Pennsylvania was one of eleven states with legislation governing parenting coordinators. The other ten states that still have legislated parenting coordinator programs are: Colorado, Florida, Idaho, Louisiana, New Hampshire, North Carolina, Oklahoma, Oregon, Massachusetts, and Texas. As with other areas of family law, the laws and regulations vary by state.
Effective May 23rd this year, the Pennsylvania Supreme Court adopted Pennsylvania Rule of Civil Procedure 1915.11-1, Elimination of Parenting Coordination. It states:
“Only judges may make decisions in child custody cases. Masters and hearing officers may make recommendations to the court. Courts shall not appoint any other individual to make decisions or recommendations or alter a custody order in child custody cases. Any order appointing a parenting coordinator shall be deemed vacated on the date this rule becomes effective. Local rules and administrative orders authorizing the appointment of parenting coordinators also shall be deemed vacated on the date this rule becomes effective.”
Will this affect many children or families in Pennsylvania? Most often parenting coordinators are engaged in high conflict cases. In fact, most litigants cannot afford a parenting coordinator. In the few cases where a parenting coordinator was appointed, it provided some relief to children from the bickering of their parents and kept the case from many more visits to court.
The original purpose of the parenting coordinator in Pennsylvania was to appoint a third party to decide custody disputes promptly and without judicial involvement. It was meant to resolve minor custodial issues, such as vacation planning or scheduling conflicts, rather than allow them to spiral into endless relief petitions.

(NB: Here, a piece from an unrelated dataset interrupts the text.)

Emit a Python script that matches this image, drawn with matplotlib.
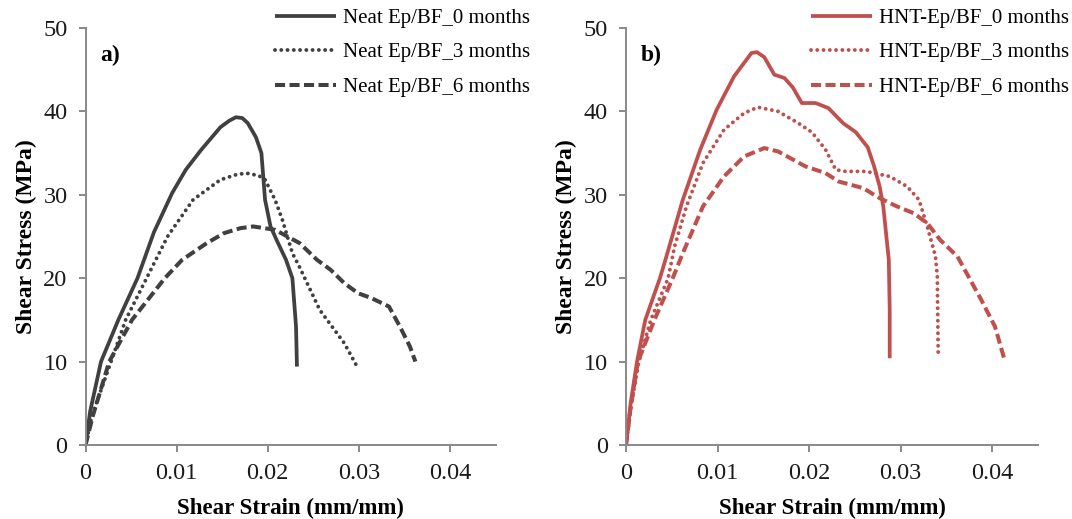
import matplotlib
matplotlib.use("Agg")
from matplotlib import pyplot as plt

plt.rcParams['font.family'] = ['Liberation Serif', 'DejaVu Serif']

## data ##################################################################
# a) neat epoxy / basalt fibre
neat_labels = ['Neat Ep/BF_0 months', 'Neat Ep/BF_3 months', 'Neat Ep/BF_6 months']
neat0_strain = [0, 0.0005, 0.0017, 0.0036, 0.0057, 0.0075, 0.0095, 0.0110, 0.0127, 0.0148,
                0.0158, 0.0165, 0.0172, 0.0178, 0.0187, 0.0193, 0.0197, 0.0203, 0.0210,
                0.0220, 0.0227, 0.0231, 0.0232]
neat0_stress = [0, 4.0, 10.0, 15.0, 20.0, 25.5, 30.2, 33.0, 35.4, 38.1,
                38.9, 39.3, 39.2, 38.6, 36.9, 35.0, 29.4, 26.2, 24.5,
                22.2, 20.0, 14.2, 9.4]
neat3_strain = [0, 0.0007, 0.0028, 0.0044, 0.0067, 0.0090, 0.0118, 0.0148, 0.0165, 0.0176,
                0.0190, 0.0197, 0.0208, 0.0216, 0.0227, 0.0235, 0.0257, 0.0284, 0.0298]
neat3_stress = [0, 3.5, 10.0, 15.0, 20.0, 25.0, 29.4, 31.8, 32.4, 32.6,
                32.3, 31.8, 29.4, 27.0, 23.0, 21.3, 16.2, 12.2, 9.4]
neat6_strain = [0, 0.0008, 0.0026, 0.0051, 0.0087, 0.0106, 0.0133, 0.0152, 0.0170, 0.0184,
                0.0208, 0.0235, 0.0254, 0.0269, 0.0284, 0.0299, 0.0314, 0.0333, 0.0345,
                0.0356, 0.0362]
neat6_stress = [0, 3.5, 10.0, 15.0, 20.0, 22.2, 24.2, 25.4, 26.0, 26.2,
                25.8, 24.2, 22.2, 21.0, 19.4, 18.2, 17.6, 16.6, 14.2,
                11.8, 10.0]

# b) halloysite nanotube epoxy / basalt fibre
hnt_labels = ['HNT-Ep/BF_0 months', 'HNT-Ep/BF_3 months', 'HNT-Ep/BF_6 months']
hnt0_strain = [0, 0.0005, 0.0012, 0.0021, 0.0037, 0.0043, 0.0062, 0.0081, 0.0099, 0.0118,
               0.0137, 0.0143, 0.0151, 0.0162, 0.0173, 0.0182, 0.0192, 0.0207, 0.0221,
               0.0237, 0.0251, 0.0264, 0.0271, 0.0277, 0.0281, 0.0284, 0.0287, 0.0288, 0.0288]
hnt0_stress = [0, 5.0, 10.0, 15.0, 20.0, 22.2, 29.4, 35.4, 40.2, 44.2,
               47.0, 47.1, 46.5, 44.4, 44.0, 42.9, 41.0, 41.0, 40.4,
               38.6, 37.5, 35.7, 33.4, 31.0, 28.6, 25.4, 22.2, 16.2, 10.4]
hnt3_strain = [0, 0.0006, 0.0014, 0.0027, 0.0046, 0.0053, 0.0066, 0.0084, 0.0107, 0.0129,
               0.0144, 0.0166, 0.0188, 0.0203, 0.0218, 0.0229, 0.0240, 0.0262, 0.0288,
               0.0307, 0.0320, 0.0329, 0.0338, 0.0340, 0.0341]
hnt3_stress = [0, 5.0, 10.0, 15.0, 20.0, 23.8, 28.6, 33.8, 37.8, 39.8,
               40.5, 40.0, 38.6, 37.5, 35.4, 33.0, 32.8, 32.8, 32.2,
               31.0, 29.4, 26.2, 22.6, 20.2, 10.4]
hnt6_strain = [0, 0.0005, 0.0013, 0.0031, 0.0051, 0.0062, 0.0084, 0.0107, 0.0129, 0.0151,
               0.0166, 0.0196, 0.0218, 0.0232, 0.0259, 0.0277, 0.0296, 0.0314, 0.0329,
               0.0343, 0.0362, 0.0370, 0.0388, 0.0403, 0.0414]
hnt6_stress = [0, 4.5, 10.0, 15.0, 20.0, 23.0, 28.6, 32.2, 34.6, 35.6,
               35.2, 33.4, 32.6, 31.6, 30.8, 29.6, 28.6, 27.8, 26.6,
               24.6, 22.6, 21.0, 17.4, 14.2, 10.0]

x_ticks = [0, 0.01, 0.02, 0.03, 0.04]
x_ticklabels = ['0', '0.01', '0.02', '0.03', '0.04']
y_ticks = [0, 10, 20, 30, 40, 50]
##########################################################################

spine_col = '#898989'
styles = [dict(linestyle='-', linewidth=2.7, solid_capstyle='butt', solid_joinstyle='round'),
          dict(linestyle=(0, (0.01, 1.6)), linewidth=2.8, dash_capstyle='round'),
          dict(linestyle=(0, (2.5, 1.1)), linewidth=2.9, dash_capstyle='butt')]

fig = plt.figure(figsize=(10.72, 5.19), dpi=100)
ax_a = fig.add_axes([0.0798, 0.1426, 0.3825, 0.8035])
ax_b = fig.add_axes([0.5840, 0.1426, 0.3843, 0.8035])

panels = [
    (ax_a, '#404040', neat_labels,
     [(neat0_strain, neat0_stress), (neat3_strain, neat3_stress), (neat6_strain, neat6_stress)],
     'a)', 0.2565),
    (ax_b, '#C0504D', hnt_labels,
     [(hnt0_strain, hnt0_stress), (hnt3_strain, hnt3_stress), (hnt6_strain, hnt6_stress)],
     'b)', 0.7565),
]

for ax, col, labels, series, tag, leg_x in panels:
    for (xs, ys), lab, st in zip(series, labels, styles):
        ax.plot(xs, ys, color=col, label=lab, **st)

    ax.set_xlim(0, 0.045)
    ax.set_ylim(0, 50)
    ax.set_xticks(x_ticks)
    ax.set_xticklabels(x_ticklabels)
    ax.set_yticks(y_ticks)
    for side in ['top', 'right']:
        ax.spines[side].set_visible(False)
    for side in ['left', 'bottom']:
        ax.spines[side].set_color(spine_col)
        ax.spines[side].set_linewidth(1.4)
    ax.tick_params(direction='out', length=5, width=1.4, color=spine_col,
                   labelsize=17.5, pad=8, labelcolor='#1a1a1a')

    ax.set_xlabel('Shear Strain (mm/mm)', fontsize=16.5, fontweight='bold')
    ax.set_ylabel('Shear Stress (MPa)', fontsize=17, fontweight='bold')
    ax.xaxis.set_label_coords(0.5, -0.126)
    ax.yaxis.set_label_coords(-0.118, 0.5)

    ax.text(0.035, 0.935, tag, transform=ax.transAxes, fontsize=17,
            fontweight='bold', va='center', ha='left')

    ax.legend(loc='upper left', bbox_to_anchor=(leg_x, 0.984), bbox_transform=fig.transFigure,
              frameon=False, fontsize=15, handlelength=2.95, handletextpad=0.3,
              borderpad=0, borderaxespad=0, labelspacing=0.72)

fig.savefig('out.png', dpi=100)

Are parenting coordinators needed if the parenting plan can be enforced other ways with remedies that are easy and inexpensive for parents to access? National Parents Organization’s Model Legislation Committee has been exploring the remedy Missouri began with Family Access Motions.
Basically, if a party to a divorce, legal separation, or annulment proceeding or a proceeding pertaining to the allocation of parental rights and responsibilities with respect to the care of and access to children does not comply with that portion of an order or decree that allocates parental rights and responsibilities, then the aggrieved parent may file a family access motion with the court. This simple motion must be acted upon within sixty days and may result in:
- Parenting time denied being made up,
- Counseling for the parent interfering with parenting time,
- A fine for the interfering parent, and/or
- Reimbursement for travel costs the parent barred from parent time may have incurred.
When we have simple, accessible, low-cost solutions, perhaps we will limit the number of professionals needed in family law.